WHAT YOU NEED TO DO
Reproduce nothing but the lines from the start of the material through the line that includes "height=altura, color=COR_AZUL, zorder=3)", both ends included, and omit every picture.

MATERIAL PROVIDED
# # #
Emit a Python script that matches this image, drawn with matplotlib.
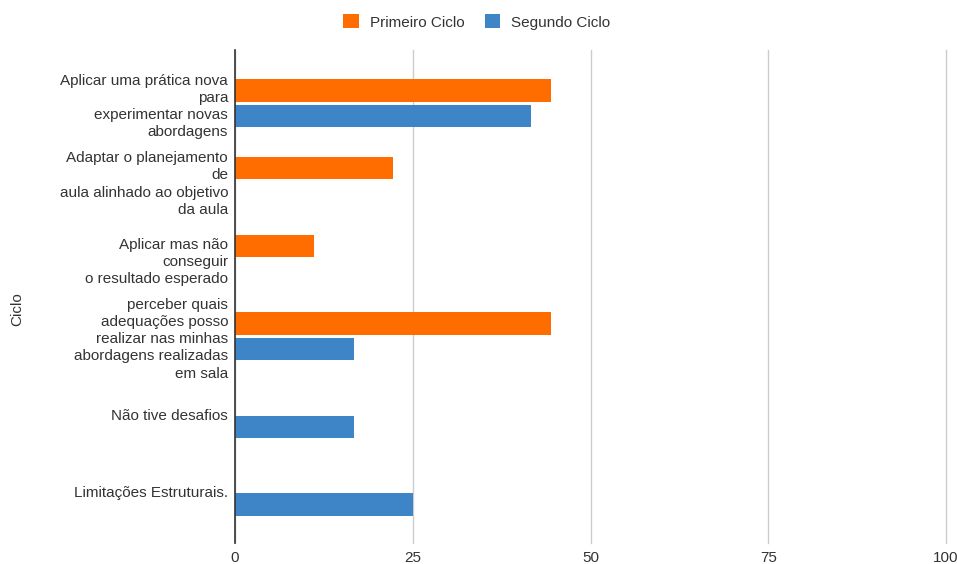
import numpy as np
import matplotlib
matplotlib.use('Agg')
import matplotlib.pyplot as plt
from matplotlib.patches import Patch

plt.rcParams['font.family'] = ['Liberation Sans', 'DejaVu Sans']

categorias = [
    'Aplicar uma prática nova\npara\nexperimentar novas\nabordagens',
    'Adaptar o planejamento\nde\naula alinhado ao objetivo\nda aula',
    'Aplicar mas não\nconseguir\no resultado esperado',
    'perceber quais\nadequações posso\nrealizar nas minhas\nabordagens realizadas\nem sala',
    'Não tive desafios',
    'Limitações Estruturais.',
]
primeiro_ciclo = [44.4, 22.2, 11.1, 44.4, 0, 0]
segundo_ciclo = [41.7, 0, 0, 16.7, 16.7, 25.0]
nomes_series = ['Primeiro Ciclo', 'Segundo Ciclo']
x_ticks = [0, 25, 50, 75, 100]

COR_LARANJA = '#ff6d01'
COR_AZUL = '#3d85c6'
COR_TEXTO = '#333333'
FONTE = 11

fig = plt.figure(figsize=(9.57, 5.64), dpi=100)
ax = fig.add_axes([235 / 957, 21 / 564, 711 / 957, 493 / 564])

y = np.arange(len(categorias))
altura = 0.29
off = 0.165
ax.barh(y - off, primeiro_ciclo, height=altura, color=COR_LARANJA, zorder=3)
ax.barh(y + off, segundo_ciclo, height=altura, color=COR_AZUL, zorder=3)

ax.set_xlim(0, 100)
ax.set_ylim(5.66, -0.686)
ax.set_xticks(x_ticks)
ax.set_xticklabels([str(t) for t in x_ticks], fontsize=FONTE, color=COR_TEXTO)
ax.set_yticks(y)
ax.set_yticklabels(categorias, fontsize=FONTE, color=COR_TEXTO, linespacing=1.28)
ax.tick_params(axis='both', length=0)
ax.tick_params(axis='y', pad=5)
ax.tick_params(axis='x', pad=6)

for s in ['top', 'right', 'bottom']:
    ax.spines[s].set_visible(False)
ax.spines['left'].set_color('#333333')
ax.spines['left'].set_linewidth(1.2)
ax.spines['left'].set_zorder(4)

ax.grid(axis='x', color='#cccccc', linewidth=1, zorder=0)
ax.set_axisbelow(True)
for linha in ax.get_xgridlines():
    linha.set_clip_on(False)

fig.text(17 / 957, 1 - 309 / 564, 'Ciclo', rotation=90, ha='center', va='center',
         fontsize=FONTE, color=COR_TEXTO)

handles = [Patch(facecolor=COR_LARANJA), Patch(facecolor=COR_AZUL)]
fig.legend(handles, nomes_series, loc='center', bbox_to_anchor=(477 / 957, 1 - 22 / 564),
           ncol=2, frameon=False, fontsize=FONTE, handlelength=1.0, handleheight=1.0,
           handletextpad=0.72, columnspacing=1.37, labelcolor=COR_TEXTO)

fig.savefig('out.png', dpi=100)
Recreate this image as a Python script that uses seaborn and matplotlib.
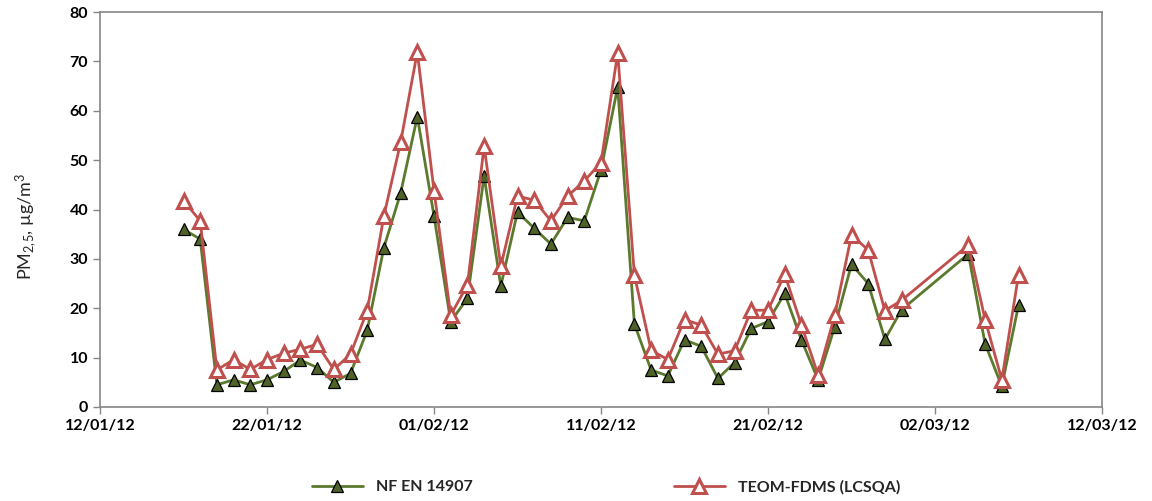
import matplotlib
matplotlib.use("Agg")
import matplotlib.pyplot as plt
import matplotlib.dates as mdates
import pandas as pd
import seaborn as sns

dates = [
    "2012-01-17", "2012-01-18", "2012-01-19", "2012-01-20", "2012-01-21",
    "2012-01-22", "2012-01-23", "2012-01-24", "2012-01-25", "2012-01-26",
    "2012-01-27", "2012-01-28", "2012-01-29", "2012-01-30", "2012-01-31",
    "2012-02-01", "2012-02-02", "2012-02-03", "2012-02-04", "2012-02-05",
    "2012-02-06", "2012-02-07", "2012-02-08", "2012-02-09", "2012-02-10",
    "2012-02-11", "2012-02-12", "2012-02-13", "2012-02-14", "2012-02-15",
    "2012-02-16", "2012-02-17", "2012-02-18", "2012-02-19", "2012-02-20",
    "2012-02-21", "2012-02-22", "2012-02-23", "2012-02-24", "2012-02-25",
    "2012-02-26", "2012-02-27", "2012-02-28", "2012-02-29",
    "2012-03-04", "2012-03-05", "2012-03-06", "2012-03-07",
]

nf_en_14907 = [
    36.0, 34.0, 4.5, 5.5, 4.5,
    5.5, 7.2, 9.5, 8.0, 5.0,
    6.8, 15.5, 32.3, 43.3, 58.8,
    38.7, 17.3, 22.0, 46.8, 24.5,
    39.5, 36.2, 33.0, 38.4, 37.7,
    48.0, 64.8, 16.8, 7.5, 6.3,
    13.6, 12.3, 5.8, 9.0, 15.9,
    17.3, 23.0, 13.6, 5.5, 16.3,
    28.9, 25.0, 13.7, 19.7,
    31.0, 12.8, 4.2, 20.6,
]

teom_fdms = [
    41.8, 37.7, 7.5, 9.6, 7.6,
    9.6, 10.9, 11.7, 12.7, 7.6,
    10.7, 19.5, 38.7, 53.6, 71.9,
    43.8, 18.6, 24.7, 52.8, 28.5,
    42.7, 41.9, 37.7, 42.7, 45.8,
    49.5, 71.7, 26.7, 11.5, 9.6,
    17.7, 16.6, 10.7, 11.4, 19.6,
    19.6, 26.9, 16.6, 6.5, 18.6,
    34.8, 31.8, 19.5, 21.6,
    32.8, 17.7, 5.5, 26.7,
]

series_names = ["NF EN 14907", "TEOM-FDMS (LCSQA)"]
y_ticks = [0, 10, 20, 30, 40, 50, 60, 70, 80]
x_ticks = ["2012-01-12", "2012-01-22", "2012-02-01", "2012-02-11",
           "2012-02-21", "2012-03-02", "2012-03-12"]

sns.set_theme(style="white")
plt.rcParams["font.family"] = ["Lato", "DejaVu Sans"]
plt.rcParams["mathtext.fontset"] = "custom"
plt.rcParams["mathtext.rm"] = "Lato"
plt.rcParams["mathtext.it"] = "Lato:italic"
plt.rcParams["mathtext.bf"] = "Lato:bold"

df = pd.DataFrame({
    "date": pd.to_datetime(dates),
    series_names[0]: nf_en_14907,
    series_names[1]: teom_fdms,
})

fig = plt.figure(figsize=(11.52, 5.01), dpi=100)
ax = fig.add_axes([100 / 1152, 1 - 407 / 501, 1002 / 1152, 395 / 501])

green_line = "#5B7A2E"
green_fill = "#4F6228"
red = "#C0504D"

sns.lineplot(data=df, x="date", y=series_names[0], ax=ax, color=green_line,
             linewidth=2.0, marker="^", markersize=9, markerfacecolor=green_fill,
             markeredgecolor="black", markeredgewidth=0.9,
             label=series_names[0])
sns.lineplot(data=df, x="date", y=series_names[1], ax=ax, color=red,
             linewidth=2.0, marker="^", markersize=9.5, markerfacecolor="white",
             markeredgecolor=red, markeredgewidth=2.2,
             label=series_names[1])

ax.set_xlim(pd.Timestamp(x_ticks[0]), pd.Timestamp(x_ticks[-1]))
ax.set_ylim(y_ticks[0], y_ticks[-1])
ax.set_yticks(y_ticks)
ax.set_xticks(pd.to_datetime(x_ticks))
ax.xaxis.set_major_formatter(mdates.DateFormatter("%d/%m/%y"))

for spine in ax.spines.values():
    spine.set_color("#868686")
    spine.set_linewidth(1.2)

ax.tick_params(axis="both", which="major", direction="out", length=5,
               width=1.0, color="#868686", labelsize=11.5, labelcolor="black",
               bottom=True, left=True)
for lbl in ax.get_xticklabels() + ax.get_yticklabels():
    lbl.set_fontweight("bold")

ax.set_xlabel("")
ax.set_ylabel(r"PM$_{\mathrm{2,\!5}}$, µg/m$^{\mathrm{3}}$", fontsize=13)
ax.yaxis.set_label_coords(-0.061, 0.458)

ax.get_legend().remove()
handles, labels = ax.get_legend_handles_labels()
leg = fig.legend(handles, labels, loc="center", bbox_to_anchor=(0.526, 0.028),
                 ncol=2, frameon=False, handlelength=3.2, columnspacing=12.6,
                 prop={"weight": "bold", "size": 11.5})

fig.savefig("out.png", dpi=100)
# # #
REPLY
Emit a Python script that matches this image, drawn with matplotlib.
import numpy as np
import matplotlib
matplotlib.use('Agg')
import matplotlib.pyplot as plt
from matplotlib.patches import Patch

plt.rcParams['font.family'] = ['Liberation Sans', 'DejaVu Sans']

categorias = [
    'Aplicar uma prática nova\npara\nexperimentar novas\nabordagens',
    'Adaptar o planejamento\nde\naula alinhado ao objetivo\nda aula',
    'Aplicar mas não\nconseguir\no resultado esperado',
    'perceber quais\nadequações posso\nrealizar nas minhas\nabordagens realizadas\nem sala',
    'Não tive desafios',
    'Limitações Estruturais.',
]
primeiro_ciclo = [44.4, 22.2, 11.1, 44.4, 0, 0]
segundo_ciclo = [41.7, 0, 0, 16.7, 16.7, 25.0]
nomes_series = ['Primeiro Ciclo', 'Segundo Ciclo']
x_ticks = [0, 25, 50, 75, 100]

COR_LARANJA = '#ff6d01'
COR_AZUL = '#3d85c6'
COR_TEXTO = '#333333'
FONTE = 11

fig = plt.figure(figsize=(9.57, 5.64), dpi=100)
ax = fig.add_axes([235 / 957, 21 / 564, 711 / 957, 493 / 564])

y = np.arange(len(categorias))
altura = 0.29
off = 0.165
ax.barh(y - off, primeiro_ciclo, height=altura, color=COR_LARANJA, zorder=3)
ax.barh(y + off, segundo_ciclo, height=altura, color=COR_AZUL, zorder=3)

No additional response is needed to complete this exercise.